## Begin STORED DATA

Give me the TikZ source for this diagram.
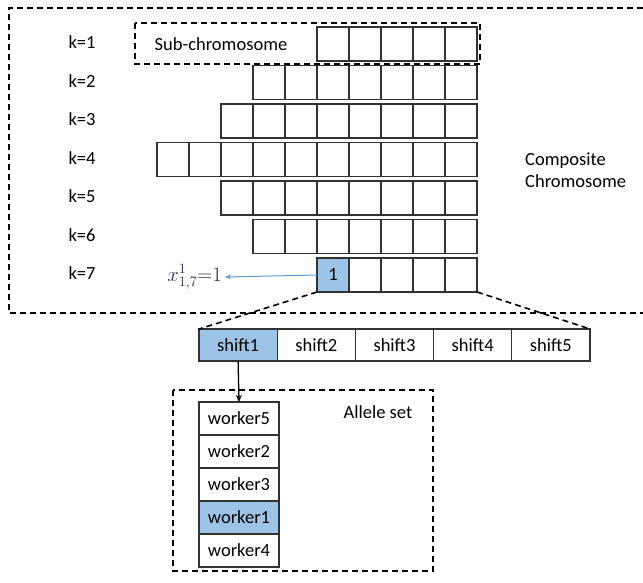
\documentclass[tikz,border=0pt]{standalone}
\usepackage{fontspec}
\setmainfont{Carlito}
\usetikzlibrary{arrows.meta}
\definecolor{selfill}{RGB}{157,195,230}
\definecolor{linkblue}{RGB}{91,155,213}
\definecolor{labnavy}{RGB}{38,42,82}
\definecolor{cellline}{RGB}{50,50,50}
\tikzset{
  gene/.style={draw=cellline, line width=1.2pt, minimum width=32pt, minimum height=34pt,
    inner sep=0pt, outer sep=0pt, font=\fontsize{18.5}{21}\selectfont},
  shiftcell/.style={draw=cellline, line width=1.2pt, minimum width=78.2pt, minimum height=32pt,
    inner sep=0pt, outer sep=0pt, font=\fontsize{18.5}{21}\selectfont},
  workercell/.style={draw=cellline, line width=1.2pt, minimum width=80pt, minimum height=33pt,
    inner sep=0pt, outer sep=0pt, font=\fontsize{18.5}{21}\selectfont},
  groupbox/.style={draw=black, line width=1.6pt, dash pattern=on 6pt off 4pt},
  txt/.style={font=\fontsize{18.5}{22}\selectfont, inner sep=0pt},
  chosen/.style={fill=selfill}
}
\begin{document}
\begin{tikzpicture}[x=1pt, y=-1pt]
\useasboundingbox (0,0) rectangle (643,583);

% composite chromosome frame (open on the right, runs off the page edge)
\draw[groupbox] (643,8) -- (9,8) -- (9,313) -- (643,313);
% sub-chromosome frame
\draw[groupbox] (135,23) rectangle (480,64);
\node[txt] (sublabel) at (221,44) {Sub-chromosome};

% rows of genes, k = 1..7 with their lengths
\foreach \k/\n in {1/5,2/7,3/8,4/10,5/8,6/7,7/5} {
  \pgfmathsetmacro{\yc}{44+38.5*(\k-1)}
  \node[txt] (klab\k) at (82,\yc-1.5) {k=\k};
  \foreach \j in {1,...,\n} {
    \pgfmathsetmacro{\xc}{477-32*\n+32*(\j-1)+16}
    \node[gene] (c-\k-\j) at (\xc,\yc) {};
  }
}
% selected gene
\node[gene, chosen] (sel) at (c-7-1) {1};

\node[txt, align=left, anchor=west] (comp) at (525,170) {Composite\\Chromosome};

% decision variable
\node[font=\fontsize{20}{22}\selectfont, text=labnavy, inner sep=0pt, anchor=east] (xlab) at (222,277) {$x^{1}_{1,7}{=}1$};
\draw[linkblue, line width=1pt, -{Stealth[length=6pt,width=5pt]}] (sel.west) -- ([xshift=3pt]xlab.east);

% shift row
\foreach \i in {1,...,5} {
  \pgfmathsetmacro{\xc}{199+78.2*(\i-1)+39.1}
  \node[shiftcell] (s\i) at (\xc,345) {shift\i};
}
\node[shiftcell, chosen] (s1sel) at (s1) {shift1};

% zoom lines
\draw[groupbox] (c-7-1.south west) -- (s1.north west);
\draw[groupbox] (c-7-5.south east) -- (s5.north east);

% allele set
\draw[groupbox] (173,390) rectangle (433,571);
\node[txt] (allele) at (378,412) {Allele set};
\foreach \w/\r in {5/1,2/2,3/3,1/4,4/5} {
  \pgfmathsetmacro{\yc}{402+33*(\r-1)+16.5}
  \node[workercell] (w\w) at (239,\yc) {worker\w};
}
\node[workercell, chosen] (w1sel) at (w1) {worker1};

\draw[black, line width=1.3pt, -{Stealth[length=7pt,width=6pt]}] (s1.south) -- (w5.north);
\end{tikzpicture}
\end{document}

## End STORED DATA

STATED EXERCISE:
All of the data above should be quoted exactly, except for the pictures.

COMPLETE OUTPUT:
Give me the TikZ source for this diagram.
\documentclass[tikz,border=0pt]{standalone}
\usepackage{fontspec}
\setmainfont{Carlito}
\usetikzlibrary{arrows.meta}
\definecolor{selfill}{RGB}{157,195,230}
\definecolor{linkblue}{RGB}{91,155,213}
\definecolor{labnavy}{RGB}{38,42,82}
\definecolor{cellline}{RGB}{50,50,50}
\tikzset{
  gene/.style={draw=cellline, line width=1.2pt, minimum width=32pt, minimum height=34pt,
    inner sep=0pt, outer sep=0pt, font=\fontsize{18.5}{21}\selectfont},
  shiftcell/.style={draw=cellline, line width=1.2pt, minimum width=78.2pt, minimum height=32pt,
    inner sep=0pt, outer sep=0pt, font=\fontsize{18.5}{21}\selectfont},
  workercell/.style={draw=cellline, line width=1.2pt, minimum width=80pt, minimum height=33pt,
    inner sep=0pt, outer sep=0pt, font=\fontsize{18.5}{21}\selectfont},
  groupbox/.style={draw=black, line width=1.6pt, dash pattern=on 6pt off 4pt},
  txt/.style={font=\fontsize{18.5}{22}\selectfont, inner sep=0pt},
  chosen/.style={fill=selfill}
}
\begin{document}
\begin{tikzpicture}[x=1pt, y=-1pt]
\useasboundingbox (0,0) rectangle (643,583);

% composite chromosome frame (open on the right, runs off the page edge)
\draw[groupbox] (643,8) -- (9,8) -- (9,313) -- (643,313);
% sub-chromosome frame
\draw[groupbox] (135,23) rectangle (480,64);
\node[txt] (sublabel) at (221,44) {Sub-chromosome};

% rows of genes, k = 1..7 with their lengths
\foreach \k/\n in {1/5,2/7,3/8,4/10,5/8,6/7,7/5} {
  \pgfmathsetmacro{\yc}{44+38.5*(\k-1)}
  \node[txt] (klab\k) at (82,\yc-1.5) {k=\k};
  \foreach \j in {1,...,\n} {
    \pgfmathsetmacro{\xc}{477-32*\n+32*(\j-1)+16}
    \node[gene] (c-\k-\j) at (\xc,\yc) {};
  }
}
% selected gene
\node[gene, chosen] (sel) at (c-7-1) {1};

\node[txt, align=left, anchor=west] (comp) at (525,170) {Composite\\Chromosome};

% decision variable
\node[font=\fontsize{20}{22}\selectfont, text=labnavy, inner sep=0pt, anchor=east] (xlab) at (222,277) {$x^{1}_{1,7}{=}1$};
\draw[linkblue, line width=1pt, -{Stealth[length=6pt,width=5pt]}] (sel.west) -- ([xshift=3pt]xlab.east);

% shift row
\foreach \i in {1,...,5} {
  \pgfmathsetmacro{\xc}{199+78.2*(\i-1)+39.1}
  \node[shiftcell] (s\i) at (\xc,345) {shift\i};
}
\node[shiftcell, chosen] (s1sel) at (s1) {shift1};

% zoom lines
\draw[groupbox] (c-7-1.south west) -- (s1.north west);
\draw[groupbox] (c-7-5.south east) -- (s5.north east);

% allele set
\draw[groupbox] (173,390) rectangle (433,571);
\node[txt] (allele) at (378,412) {Allele set};
\foreach \w/\r in {5/1,2/2,3/3,1/4,4/5} {
  \pgfmathsetmacro{\yc}{402+33*(\r-1)+16.5}
  \node[workercell] (w\w) at (239,\yc) {worker\w};
}
\node[workercell, chosen] (w1sel) at (w1) {worker1};

\draw[black, line width=1.3pt, -{Stealth[length=7pt,width=6pt]}] (s1.south) -- (w5.north);
\end{tikzpicture}
\end{document}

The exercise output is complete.